Simple human errors — as opposed to sophisticated hacking attacks by cyber criminals  — are a common cause of cyber liability issues. Even so, personal lines clients often find it difficult to see the need for cyber liability insurance.

These were among the points made at the recent Personal Lines Practice Group teleconference, focusing on cyber liability.

“Clients can’t always relate to cyber liability situations,” one group member said. “I’m embarrassed to tell this story on myself, but clients have understood it. I received an email from a contractor, and I was expecting an invoice. The email gave me four ways to open the document and appeared to have been sent in a secured fashion. It asked me to log into Outlook, which I did. The next thing I knew, it had sent a junk email to everyone in my address book. Fortunately, nothing else happened but it could have. We have all sorts of email security, and I opened it by simple error.”

“Smart” homes

“When it comes to smart home devices, clients are more concerned about someone turning the heat up to 100 degrees than criminals gaining access to their homes.”

Cyber bullying

“People are more concerned about someone bullying their children than about their children bullying someone else.”

“In the old days you had a fight behind an alley. You walked away and avoided the person in the future. Today we can have cyber bullying all over the Internet. It can require digital forensic analysis to find it all and remove it.”

Computer cameras

“We recently had a demonstration on new telephone equipment and the company representative had taped over the camera on her laptop. She said company policy required that the camera be blocked to prevent cyber intruders from turning it on. I’ve shared this with our clients. This is a simple thing that you can do yourself.”

Unsubscribe functions

“We’ve been cautioned not to unsubscribe from junk email. When you unsubscribe, it verifies that you are a real person and your address can be sold to someone else. Put unwanted email into the junk folder but don’t open it and don’t unsubscribe.”

Compelling scenarios

“We need to come up with three claims scenarios that will wow clients and make them think this could happen to me.”

“There is sticker shock at the cost. It’s almost like flood insurance. We shows it to everybody put people rarely buy it unless they’re on the coast or in a flood zone.”

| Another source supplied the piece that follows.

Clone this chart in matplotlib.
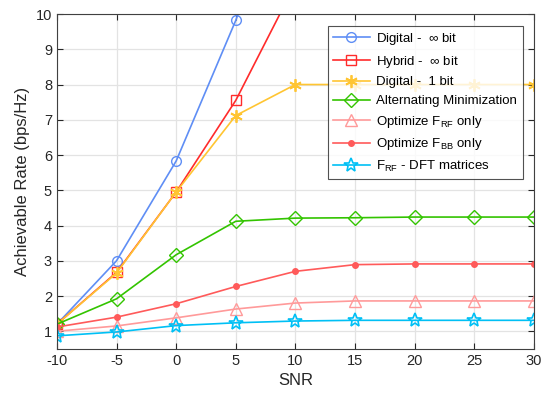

“Here is a scenario that resonates with clients on flood insurance. A few years ago a water main broke at UCLA. People realize that floods can happen to them, even if they aren’t near a river.”

Cyber seminar for clients

“We had a successful seminar for clients on cyber insurance. It was at 4 p.m. and we served cocktails and appetizers. We’ve had success with this timing for seminars.  We invited both commercial and personal lines clients. Some came themselves, and other sent assistants. We also talked a lot about social media, including the day that Twitter went down.”

Requiring Sign-Offs?

How do you treat new versus current clients? “We plan to send an email letter to all clients advising them that a cyber product is now available. We tell clients they can remove cyber coverage although we don’t recommend it. “

“We do something along the same lines in our new business proposals. We may ask prospective clients to sign off if they don’t take cyber coverage.”

“We don’t go into a lot of details on cyber insurance, and we don’t ask clients to sign off if they don’t take it. If we are going to offer it to one client, we want to offer it to all of them. If we offer cyber to high net worth clients, do we have to offer it to smaller clients?